While the film has a plot, the antagonist in Arrietty becomes a threat fairly late in the story. I am not sure if this is similar to the plot found in the original novel or if this is director Hiromasa Yonebayashi’s visualization of the screenplay, which by the way was written by longtime Ghibli veteran Hayao Miyazaki. I both like and dislike the idea of having an antagonist have no real presence until the later half of the film, as it allows for Arrietty to have this natural feeling that gives a “day in the life” presentation of the borrowers. Unless the fact that Sho discovers them is meant to be the main source of conflict in the film, which in a way it is, Arrietty may have more of a plot than I am giving credit. Yet Sho’s easygoing and simple-minded character trait that he only wants to help people dissolves this conflict greatly. In my opinion, the non-existence of a serious conflict somewhat deviates Arrietty from other Ghibli films, and this is why I do not see it as strong as them. Compare the conflict in Arrietty to Chihiro trying to find her parents in Spirited Away, Sasuke looking for his mother and saving Ponyo in Ponyo, or Satsuki’s determination to find her missing sister Mei in My Neighbor Totoro and you will see what I mean.

Yet Arrietty retains those few key moments that make the film feel like something from Studio Ghibli.
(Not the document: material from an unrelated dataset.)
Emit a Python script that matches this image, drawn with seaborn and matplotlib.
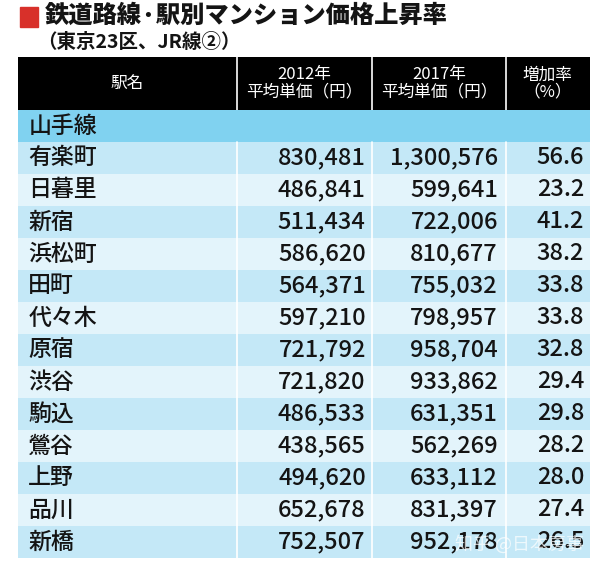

They may be few and far between, but they are there. They are the moments that remind you what it feels like to be a child, expressing a simple feeling of warmth that touches your heart. The curious mind of the 14-year-old Arrietty reminds you of what it was like to be her age, which is why Arrietty appeals to both younger and older audiences. Children will enjoy it for its adventurous tones and expressive female lead, while adults will be reminded with the nostalgic feelings of growing up. While Arrietty may not be the strongest Ghibli film in recent years, it does possess the qualities of a fun and entertaining film.

-Jared Cyhowski

1 comment:

  1. I saw it Friday, and I did enjoy it, but I completely agree with you that it's not as strong as other Ghibli films.

    A couple things I noticed in the English version. In some scenes they attempted to "correct" the appearance of the scene to not look Japanese (mirroring a book to be read left to right instead of the Japanese right to left) and also mirroring cars so that the driver is on the left instead of the right. The problem is that they didn't do every scene, so one scene Sho's reading the book like an american, then the next he's reading it Japanese. Also, I noticed one line Arrietty had after Sho put the dollhouse kitchen in their house "It looks like a trainwreck!" How does Arrietty know what a train is? It's very unlikely that her or her family have ever ventured far enough to see an actual train, and of course "borrower" sized trains don't exist (unless you count model trains, but as they don't borrow from dollhouses, I'm sure they would stay far away from something like a model train). Anyways, just small nitpicks, but things I noticed. Was a great dub overall.